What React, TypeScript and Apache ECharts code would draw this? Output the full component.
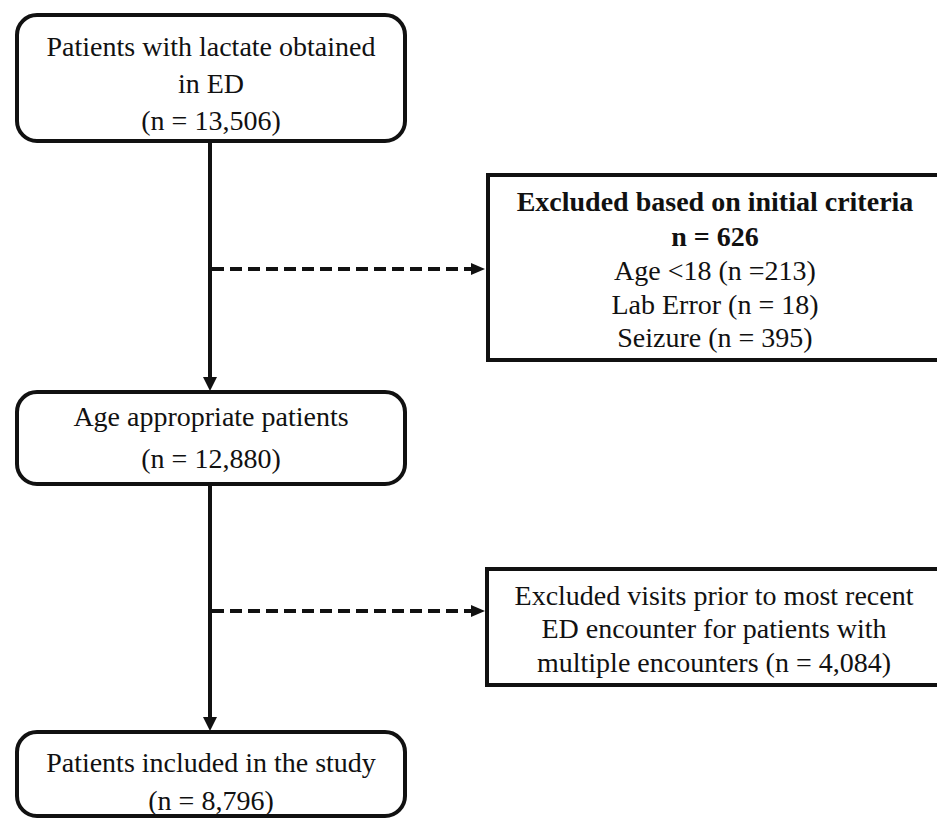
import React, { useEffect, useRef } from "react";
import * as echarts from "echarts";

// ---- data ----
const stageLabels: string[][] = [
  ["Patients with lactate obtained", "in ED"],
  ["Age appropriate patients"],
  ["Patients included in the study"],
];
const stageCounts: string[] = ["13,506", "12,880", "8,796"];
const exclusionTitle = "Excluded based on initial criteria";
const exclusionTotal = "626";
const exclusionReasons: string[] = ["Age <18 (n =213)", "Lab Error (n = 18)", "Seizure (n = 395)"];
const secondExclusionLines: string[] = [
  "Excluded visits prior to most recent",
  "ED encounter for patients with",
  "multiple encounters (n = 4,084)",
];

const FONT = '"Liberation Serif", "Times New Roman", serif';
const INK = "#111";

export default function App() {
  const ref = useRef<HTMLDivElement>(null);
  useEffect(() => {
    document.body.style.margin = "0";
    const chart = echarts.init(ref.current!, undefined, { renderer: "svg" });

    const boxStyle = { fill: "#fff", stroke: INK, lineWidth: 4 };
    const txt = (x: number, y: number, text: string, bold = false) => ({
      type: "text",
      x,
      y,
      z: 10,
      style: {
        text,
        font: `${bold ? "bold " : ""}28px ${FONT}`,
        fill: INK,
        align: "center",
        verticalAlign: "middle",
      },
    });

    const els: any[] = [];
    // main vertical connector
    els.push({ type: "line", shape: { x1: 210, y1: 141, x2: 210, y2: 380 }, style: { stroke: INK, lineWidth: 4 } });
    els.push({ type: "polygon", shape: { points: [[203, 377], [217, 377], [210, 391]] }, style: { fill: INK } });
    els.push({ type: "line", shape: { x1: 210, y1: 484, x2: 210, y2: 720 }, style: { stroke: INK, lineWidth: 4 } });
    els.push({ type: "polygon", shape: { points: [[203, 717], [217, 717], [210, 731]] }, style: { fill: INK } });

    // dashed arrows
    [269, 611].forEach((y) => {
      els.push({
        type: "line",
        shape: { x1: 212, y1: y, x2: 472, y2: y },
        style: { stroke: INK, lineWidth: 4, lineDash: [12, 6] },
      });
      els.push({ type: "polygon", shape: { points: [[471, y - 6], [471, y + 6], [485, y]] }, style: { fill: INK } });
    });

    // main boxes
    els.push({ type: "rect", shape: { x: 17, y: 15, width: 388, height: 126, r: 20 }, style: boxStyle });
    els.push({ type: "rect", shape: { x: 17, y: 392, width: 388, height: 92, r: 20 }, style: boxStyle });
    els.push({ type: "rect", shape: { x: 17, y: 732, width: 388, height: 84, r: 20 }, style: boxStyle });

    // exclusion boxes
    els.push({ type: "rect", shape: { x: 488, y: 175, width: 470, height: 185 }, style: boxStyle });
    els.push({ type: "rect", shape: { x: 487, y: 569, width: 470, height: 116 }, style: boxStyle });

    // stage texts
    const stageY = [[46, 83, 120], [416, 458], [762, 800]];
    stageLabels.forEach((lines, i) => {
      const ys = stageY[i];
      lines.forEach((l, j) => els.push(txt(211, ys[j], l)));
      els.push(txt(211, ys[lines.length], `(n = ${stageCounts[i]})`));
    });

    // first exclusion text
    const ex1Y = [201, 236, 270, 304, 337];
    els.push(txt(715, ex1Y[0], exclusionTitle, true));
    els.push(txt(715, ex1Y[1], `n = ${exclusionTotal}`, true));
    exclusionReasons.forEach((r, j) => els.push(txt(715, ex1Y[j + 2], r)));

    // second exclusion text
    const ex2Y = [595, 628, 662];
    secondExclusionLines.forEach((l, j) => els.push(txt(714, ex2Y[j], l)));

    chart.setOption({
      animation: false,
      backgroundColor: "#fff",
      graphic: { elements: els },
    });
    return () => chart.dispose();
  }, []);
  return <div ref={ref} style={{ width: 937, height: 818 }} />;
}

-------

▶ _YOUR GOAL_: Every line of the data should be copied as it stands, without the images.

▶ _SOLUTION FOR THIS EXERCISE_:
What React, TypeScript and Apache ECharts code would draw this? Output the full component.
import React, { useEffect, useRef } from "react";
import * as echarts from "echarts";

// ---- data ----
const stageLabels: string[][] = [
  ["Patients with lactate obtained", "in ED"],
  ["Age appropriate patients"],
  ["Patients included in the study"],
];
const stageCounts: string[] = ["13,506", "12,880", "8,796"];
const exclusionTitle = "Excluded based on initial criteria";
const exclusionTotal = "626";
const exclusionReasons: string[] = ["Age <18 (n =213)", "Lab Error (n = 18)", "Seizure (n = 395)"];
const secondExclusionLines: string[] = [
  "Excluded visits prior to most recent",
  "ED encounter for patients with",
  "multiple encounters (n = 4,084)",
];

const FONT = '"Liberation Serif", "Times New Roman", serif';
const INK = "#111";

export default function App() {
  const ref = useRef<HTMLDivElement>(null);
  useEffect(() => {
    document.body.style.margin = "0";
    const chart = echarts.init(ref.current!, undefined, { renderer: "svg" });

    const boxStyle = { fill: "#fff", stroke: INK, lineWidth: 4 };
    const txt = (x: number, y: number, text: string, bold = false) => ({
      type: "text",
      x,
      y,
      z: 10,
      style: {
        text,
        font: `${bold ? "bold " : ""}28px ${FONT}`,
        fill: INK,
        align: "center",
        verticalAlign: "middle",
      },
    });

    const els: any[] = [];
    // main vertical connector
    els.push({ type: "line", shape: { x1: 210, y1: 141, x2: 210, y2: 380 }, style: { stroke: INK, lineWidth: 4 } });
    els.push({ type: "polygon", shape: { points: [[203, 377], [217, 377], [210, 391]] }, style: { fill: INK } });
    els.push({ type: "line", shape: { x1: 210, y1: 484, x2: 210, y2: 720 }, style: { stroke: INK, lineWidth: 4 } });
    els.push({ type: "polygon", shape: { points: [[203, 717], [217, 717], [210, 731]] }, style: { fill: INK } });

    // dashed arrows
    [269, 611].forEach((y) => {
      els.push({
        type: "line",
        shape: { x1: 212, y1: y, x2: 472, y2: y },
        style: { stroke: INK, lineWidth: 4, lineDash: [12, 6] },
      });
      els.push({ type: "polygon", shape: { points: [[471, y - 6], [471, y + 6], [485, y]] }, style: { fill: INK } });
    });

    // main boxes
    els.push({ type: "rect", shape: { x: 17, y: 15, width: 388, height: 126, r: 20 }, style: boxStyle });
    els.push({ type: "rect", shape: { x: 17, y: 392, width: 388, height: 92, r: 20 }, style: boxStyle });
    els.push({ type: "rect", shape: { x: 17, y: 732, width: 388, height: 84, r: 20 }, style: boxStyle });

    // exclusion boxes
    els.push({ type: "rect", shape: { x: 488, y: 175, width: 470, height: 185 }, style: boxStyle });
    els.push({ type: "rect", shape: { x: 487, y: 569, width: 470, height: 116 }, style: boxStyle });

    // stage texts
    const stageY = [[46, 83, 120], [416, 458], [762, 800]];
    stageLabels.forEach((lines, i) => {
      const ys = stageY[i];
      lines.forEach((l, j) => els.push(txt(211, ys[j], l)));
      els.push(txt(211, ys[lines.length], `(n = ${stageCounts[i]})`));
    });

    // first exclusion text
    const ex1Y = [201, 236, 270, 304, 337];
    els.push(txt(715, ex1Y[0], exclusionTitle, true));
    els.push(txt(715, ex1Y[1], `n = ${exclusionTotal}`, true));
    exclusionReasons.forEach((r, j) => els.push(txt(715, ex1Y[j + 2], r)));

    // second exclusion text
    const ex2Y = [595, 628, 662];
    secondExclusionLines.forEach((l, j) => els.push(txt(714, ex2Y[j], l)));

    chart.setOption({
      animation: false,
      backgroundColor: "#fff",
      graphic: { elements: els },
    });
    return () => chart.dispose();
  }, []);
  return <div ref={ref} style={{ width: 937, height: 818 }} />;
}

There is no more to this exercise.